**Given exercise**
Write out each line word for word. Drop pictures.

»»

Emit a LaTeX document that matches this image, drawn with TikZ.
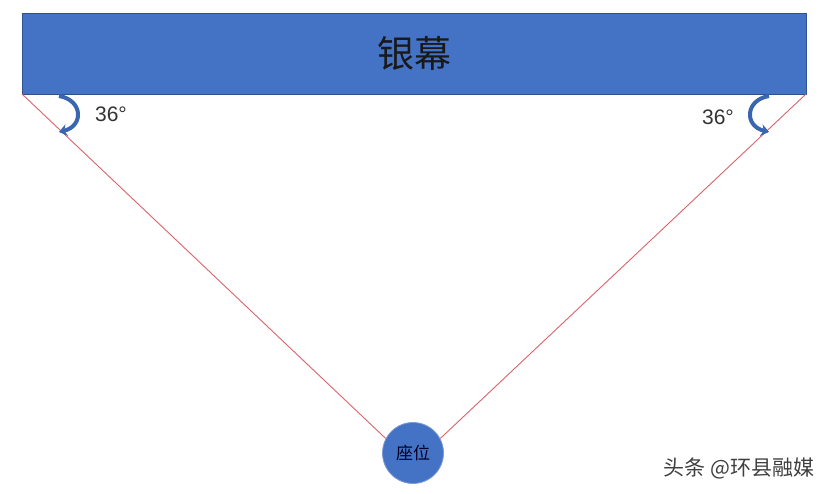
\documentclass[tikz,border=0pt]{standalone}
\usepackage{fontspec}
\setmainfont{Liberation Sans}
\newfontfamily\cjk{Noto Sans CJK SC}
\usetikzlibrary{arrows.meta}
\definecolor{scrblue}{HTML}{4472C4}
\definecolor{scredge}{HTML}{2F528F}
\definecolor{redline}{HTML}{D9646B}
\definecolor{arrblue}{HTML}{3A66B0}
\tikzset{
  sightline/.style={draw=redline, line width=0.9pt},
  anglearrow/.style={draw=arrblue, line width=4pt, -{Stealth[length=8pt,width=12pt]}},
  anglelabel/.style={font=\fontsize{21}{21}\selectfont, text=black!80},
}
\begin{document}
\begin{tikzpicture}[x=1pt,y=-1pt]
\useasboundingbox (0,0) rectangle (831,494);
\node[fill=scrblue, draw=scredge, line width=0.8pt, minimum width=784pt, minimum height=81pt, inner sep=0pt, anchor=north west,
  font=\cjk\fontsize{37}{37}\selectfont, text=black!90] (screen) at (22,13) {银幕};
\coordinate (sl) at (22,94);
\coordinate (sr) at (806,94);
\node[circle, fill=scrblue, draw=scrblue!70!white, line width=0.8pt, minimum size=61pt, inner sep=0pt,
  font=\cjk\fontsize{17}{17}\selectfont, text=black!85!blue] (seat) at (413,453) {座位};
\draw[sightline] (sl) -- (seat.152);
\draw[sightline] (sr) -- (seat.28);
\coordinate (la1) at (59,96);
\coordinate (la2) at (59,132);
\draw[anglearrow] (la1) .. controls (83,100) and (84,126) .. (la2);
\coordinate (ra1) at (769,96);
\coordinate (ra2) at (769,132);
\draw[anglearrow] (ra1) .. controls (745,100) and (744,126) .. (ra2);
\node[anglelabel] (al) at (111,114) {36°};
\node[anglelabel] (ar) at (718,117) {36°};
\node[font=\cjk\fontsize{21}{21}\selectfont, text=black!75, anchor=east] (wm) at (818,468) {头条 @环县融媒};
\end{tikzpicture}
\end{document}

««

**Expected answer**
Emit a LaTeX document that matches this image, drawn with TikZ.
\documentclass[tikz,border=0pt]{standalone}
\usepackage{fontspec}
\setmainfont{Liberation Sans}
\newfontfamily\cjk{Noto Sans CJK SC}
\usetikzlibrary{arrows.meta}
\definecolor{scrblue}{HTML}{4472C4}
\definecolor{scredge}{HTML}{2F528F}
\definecolor{redline}{HTML}{D9646B}
\definecolor{arrblue}{HTML}{3A66B0}
\tikzset{
  sightline/.style={draw=redline, line width=0.9pt},
  anglearrow/.style={draw=arrblue, line width=4pt, -{Stealth[length=8pt,width=12pt]}},
  anglelabel/.style={font=\fontsize{21}{21}\selectfont, text=black!80},
}
\begin{document}
\begin{tikzpicture}[x=1pt,y=-1pt]
\useasboundingbox (0,0) rectangle (831,494);
\node[fill=scrblue, draw=scredge, line width=0.8pt, minimum width=784pt, minimum height=81pt, inner sep=0pt, anchor=north west,
  font=\cjk\fontsize{37}{37}\selectfont, text=black!90] (screen) at (22,13) {银幕};
\coordinate (sl) at (22,94);
\coordinate (sr) at (806,94);
\node[circle, fill=scrblue, draw=scrblue!70!white, line width=0.8pt, minimum size=61pt, inner sep=0pt,
  font=\cjk\fontsize{17}{17}\selectfont, text=black!85!blue] (seat) at (413,453) {座位};
\draw[sightline] (sl) -- (seat.152);
\draw[sightline] (sr) -- (seat.28);
\coordinate (la1) at (59,96);
\coordinate (la2) at (59,132);
\draw[anglearrow] (la1) .. controls (83,100) and (84,126) .. (la2);
\coordinate (ra1) at (769,96);
\coordinate (ra2) at (769,132);
\draw[anglearrow] (ra1) .. controls (745,100) and (744,126) .. (ra2);
\node[anglelabel] (al) at (111,114) {36°};
\node[anglelabel] (ar) at (718,117) {36°};
\node[font=\cjk\fontsize{21}{21}\selectfont, text=black!75, anchor=east] (wm) at (818,468) {头条 @环县融媒};
\end{tikzpicture}
\end{document}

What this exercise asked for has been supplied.